The leading decisions of this Court on apportionment are the Hans Rees case decided in 1931, Bass, Ratcliff decided in 1924, Butler Brothers in 1942, and more recently Moorman Manufacturing company decided in 1978.

All of these cases are consistent with the proposition that a taxpayer does have and in fact must have the right -- must have the opportunity to prove the unconstitutionality of an apportionment assessment by establishing a taxation of extraterritorial income.

In Hans Rees, the issue was not whether the taxpayer was unitary, which was assumed by this Court.

The real issue was whether or not the assessment there taxed income which was earned outside the state of North Carolina.

This Court found a due process violation based upon the taxpayer's proof that the income attributable to North Carolina was out of all appropriate proportion to the activities of the taxpayer in that state thus Hans Rees met its burden of proving extraterritorial taxation.

This decision was consistent with the prior Bass, Ratcliff case, only there the taxpayer's proof did not establish that New York was taxing income not earned in that state.

Now, despite the fact that the taxpayer was found to be a so-called unitary business, this Court nevertheless examined the record for proof of extraterritorial taxation, but found such proof to be lacking.

Butler Brothers involved a similar analysis as to a unitary business.

This Court decision notes that the taxpayer failed to prove that the apportionment formula there attributed to California for taxation income which was earned elsewhere by not showing that the factors responsible for the income were present in other states but were not present in California thus, Butler Brothers failed to sustain its burden of proof.

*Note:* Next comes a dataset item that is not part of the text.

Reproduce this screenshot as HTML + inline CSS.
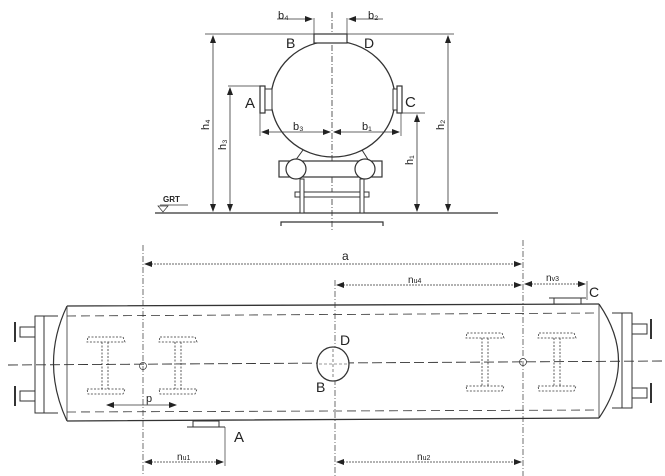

Finally, in Moorman, this Court only commented on the so-called unitary concept in a footnote but did analyze the record and found that the taxpayer did not show that a significant portion of its income being taxed by Iowa was in fact generated outside the state.

The majority opinion by Mr. Justice Stevens notes the lack of "any separate accounting analysis" showing what portion of Moorman's profits were attributable to sales, to manufacturing, or to other portions of the taxpayer's operations, and the opinion expressly suggests that it should not be impossible for a unitary corporation to prove its actual income from activities in a particular state.

Now, we should note parenthetically here that neither Bass, Ratcliff, Butler Brothers nor Moorman involved situs income which was geographically located and accurately measured outside the taxing state, but that the fact situation here presents such a record for perhaps the first time for the Court to deal with tangible situs income derived from natural resources.

Thus, the law as previously decided by this Court expressly recognizes that a taxpayer contesting an assessment under an apportionment cormula must have the opportunity to prove extraterritorial taxation even though deemed to be a unitary business.

As a consequence, it is clear that this Court has consistently treated unitary as a possible condition precedent to the application of an apportionment formula, but has simultaneously made clear that the factual issue of unitary is totally irrelevant to the issue of extraterritorial taxation and to the proof thereof.

Moreover, until the decision of the Wisconsin Supreme Court, which is here before you --

Byron R. White:

Except if it weren't unitary, it would be rather relevant, wouldn't it?

Thomas G. Ragatz:

If the taxpayer wasn't unitary, you wouldn't meet the condition precedent and you wouldn't even get to the analysis of extraterritorial taxation.

Byron R. White:

Why wouldn't you if the state tried to tax it, why, they would tell them it couldn't.

Thomas G. Ragatz:

Well, we would be here as we are now, Mr. Justice White --

Byron R. White:

Saying they were taxing out of state income?